I'm one of those parents who accepts that the child is either reflecting, mirroring, or demonstrating an emotion/pain/whatever as a result of the parents' (or in fact other people's, but usually the parents') input. After being called an idiot three times in 90 minutes, the worst mother in the world, and told as per thread title 'I don't care if you die' by my NINE year old, I figure I'm doing something wrong. Or is this just a phase others have lived with and worked through? Maybe all kids test in different ways according to their vocabulary?


----------



## Mom6547 (Jul 13, 2010)

Amazon.com: Discipline for Life : Getting it Right with Children (9781887069069): Madelyn Swift: Books

It is not a book simply about what we often think of as discipline. (punishment) It is about self esteem, development and character.

If you tolerate being called idiot three times followed by I don't care if you die then your child needs to understand one immutable fact

S/he does not have the right to speak to another human being in that manner.

It is a phase. One that is only going to get worse if not addressed well. Nine turns into 15. (And if that sentence puts fear into your heart, like it does mine, read the book!) As a matter of fact, I have it in my book case. I am going back to read it again.

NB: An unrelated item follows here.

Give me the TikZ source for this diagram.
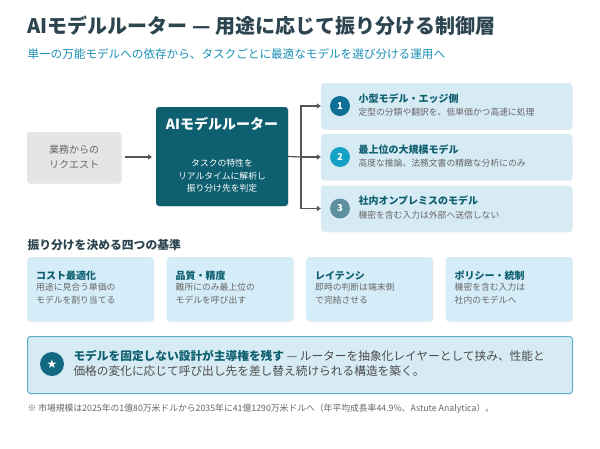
\documentclass[tikz,border=0pt]{standalone}
\usepackage{fontspec}
\setmainfont{Noto Sans CJK JP}
\newfontfamily\djv{DejaVu Sans}
\usetikzlibrary{arrows.meta,shadows}
\definecolor{ttl}{HTML}{2D4550}
\definecolor{sub}{HTML}{1A8FB5}
\definecolor{router}{HTML}{0E5F70}
\definecolor{rbox}{HTML}{D7EBF5}
\definecolor{card}{HTML}{D5EDF8}
\definecolor{dk}{HTML}{0E5F70}
\definecolor{txt}{HTML}{666666}
\definecolor{arr}{HTML}{555555}
\begin{document}
\begin{tikzpicture}[x=1pt,y=-1pt,
  box/.style={rounded corners=3pt,drop shadow={shadow xshift=0.6pt,shadow yshift=-0.8pt,opacity=0.15}},
  ttxt/.style={anchor=west,font=\bfseries\fontsize{10}{11}\selectfont,text=dk},
  dtxt/.style={anchor=west,font=\fontsize{8.8}{10}\selectfont,text=txt},
  ctxt/.style={anchor=north west,align=left,font=\fontsize{8.8}{12.5}\selectfont,text=txt,inner sep=0pt},
  num/.style={circle,minimum size=20pt,inner sep=0pt,text=white,font=\bfseries\fontsize{9.5}{10}\selectfont},
  ar/.style={draw=arr,line width=1.2pt,-{Triangle[length=4pt,width=5pt]}}]
\useasboundingbox (0,0) rectangle (600,448);
\fill[white] (0,0) rectangle (600,448);
\node[anchor=west,font=\bfseries\fontsize{20}{22}\selectfont,text=ttl] (title) at (24,26) {AIモデルルーター — 用途に応じて振り分ける制御層};
\node[anchor=west,font=\fontsize{11.6}{13}\selectfont,text=sub] (subt) at (24,54) {単一の万能モデルへの依存から、タスクごとに最適なモデルを選び分ける運用へ};
% request
\node[box,fill=black!10,minimum width=94pt,minimum height=51pt,align=center,text=black!60,font=\fontsize{10}{15}\selectfont] (req) at (74,157.5) {業務からの\\リクエスト};
% router
\node[box,fill=router,minimum width=132pt,minimum height=99pt] (rt) at (222,156.5) {};
\node[font=\bfseries\fontsize{14}{16}\selectfont,text=white] (rtt) at (222,124) {AIモデルルーター};
\node[align=center,font=\fontsize{8.8}{12.5}\selectfont,text=white] (rtd) at (222,176) {タスクの特性を\\リアルタイムに解析し\\振り分け先を判定};
\coordinate (q1) at (125,157);
\draw[ar] (q1) -- (152,157);
% right boxes
\foreach \n/\y/\c/\t/\d in {1/106/0E6E95/小型モデル・エッジ側/定型の分類や翻訳を、低単価かつ高速に処理,
  2/157/14A3C7/最上位の大規模モデル/高度な推論、法務文書の精緻な分析にのみ,
  3/208.5/5F90A0/社内オンプレミスのモデル/機密を含む入力は外部へ送信しない}{
  \node[box,fill=rbox,minimum width=251pt,minimum height=46pt] (r\n) at (446.5,\y) {};
  \definecolor{cc}{HTML}{\c}
  \node[num,fill=cc] (c\n) at (340,\y) {\n};
  \node[ttxt] (rt\n) at (355,\y-7.5) {\t};
  \node[dtxt] (rd\n) at (355,\y+6.5) {\d};
}
\coordinate (br) at (301,157);
\draw[draw=arr,line width=1.2pt] (rt.east) -- (br);
\draw[draw=arr,line width=1.2pt] (301,105) -- (301,208.5);
\draw[ar] (301,106) -- (r1.west);
\draw[ar] (br) -- (r2.west);
\draw[ar] (301,208.5) -- (r3.west);
% criteria
\node[anchor=west,font=\bfseries\fontsize{11.8}{13}\selectfont,text=ttl] (crit) at (24,245) {振り分けを決める四つの基準};
\foreach \i/\x/\t/\a/\b in {1/27/コスト最適化/用途に見合う単価の/モデルを割り当てる,
  2/166.5/品質・精度/難所にのみ最上位の/モデルを呼び出す,
  3/306/レイテンシ/即時の判断は端末側/で完結させる,
  4/445.5/ポリシー・統制/機密を含む入力は/社内のモデルへ}{
  \node[box,fill=card,anchor=north west,minimum width=126.5pt,minimum height=64pt] (k\i) at (\x,257) {};
  \node[ttxt] (kt\i) at (\x+5.5,276) {\t};
  \node[ctxt] (kd\i) at (\x+9,283) {\a\\\b};
}
% bottom
\node[box,fill=rbox,draw=sub!70,line width=1pt,anchor=north west,minimum width=545pt,minimum height=57pt] (bot) at (27,336) {};
\node[circle,fill=dk!80!sub,minimum size=24pt,inner sep=0pt,text=white,font=\djv\fontsize{12}{12}\selectfont] (star) at (52,364) {★};
\node[anchor=west,align=left,font=\fontsize{11.7}{14.5}\selectfont,text=black!70] (bt) at (70,363.5) {{\bfseries\color{dk}モデルを固定しない設計が主導権を残す} — ルーターを抽象化レイヤーとして挟み、性能と\\価格の変化に応じて呼び出し先を差し替え続けられる構造を築く。};
\node[anchor=west,font=\fontsize{8.8}{10}\selectfont,text=black!60] (fn) at (24,409) {※ 市場規模は2025年の1億80万米ドルから2035年に41億1290万米ドルへ（年平均成長率44.9\%、Astute Analytica）。};
\end{tikzpicture}
\end{document}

Now that I plugged the book.

Whatever your child is feeling. She DOESN'T have the right to speak to another human being that way. You are not her best buddy. You are her MOTHER. Whatever her feelings are, yes you are there to hear them. To help with resolution. WHEN she has spoken to you in a manner that any human being is due. WHEN she can speak to you like a normal human being, THEN you can continue to converse. Until then she can remove herself to think on the issue.

JMO.


----------



## golfergirl (Dec 8, 2010)

madimoff said:


> I'm one of those parents who accepts that the child is either reflecting, mirroring, or demonstrating an emotion/pain/whatever as a result of the parents' (or in fact other people's, but usually the parents') input. After being called an idiot three times in 90 minutes, the worst mother in the world, and told as per thread title 'I don't care if you die' by my NINE year old, I figure I'm doing something wrong. Or is this just a phase others have lived with and worked through? Maybe all kids test in different ways according to their vocabulary?


My oldest two (now 19 and 15) never said it but I expect it will come someday from my 3 year old. I see it in his eyes! 9 year olds don't know what die means. She means she's really pissed at you and wishes you'd go away awhile! It hurts but if it's a particularly frustrating day, I'd give the kid space and discuss it later. I would discuss better ways to phrase 'get off my back' as opposed to wishing you death! I see the look of hell to come in my 3 year old! Love him passionately but he doesn't have to wish me death - the kid is going to kill me!
_Posted via Mobile Device_


----------



## Mom6547 (Jul 13, 2010)

Golfergirl has a good point. Help her find a better way to say MAN I AM SO DAMNED MAD AT YOU I COULD SPIT.

And she has another good point. Your child does not really wish you dead. AND she has enough confidence in your love that she can lash out at you without fear of losing you. So your foundation is clearly very strong.


----------



## WhereAmI (Nov 3, 2010)

Mom6547 said:


> Golfergirl has a good point. Help her find a better way to say MAN I AM SO DAMNED MAD AT YOU I COULD SPIT.
> 
> And she has another good point. Your child does not really wish you dead. AND she has enough confidence in your love that she can lash out at you without fear of losing you. So your foundation is clearly very strong.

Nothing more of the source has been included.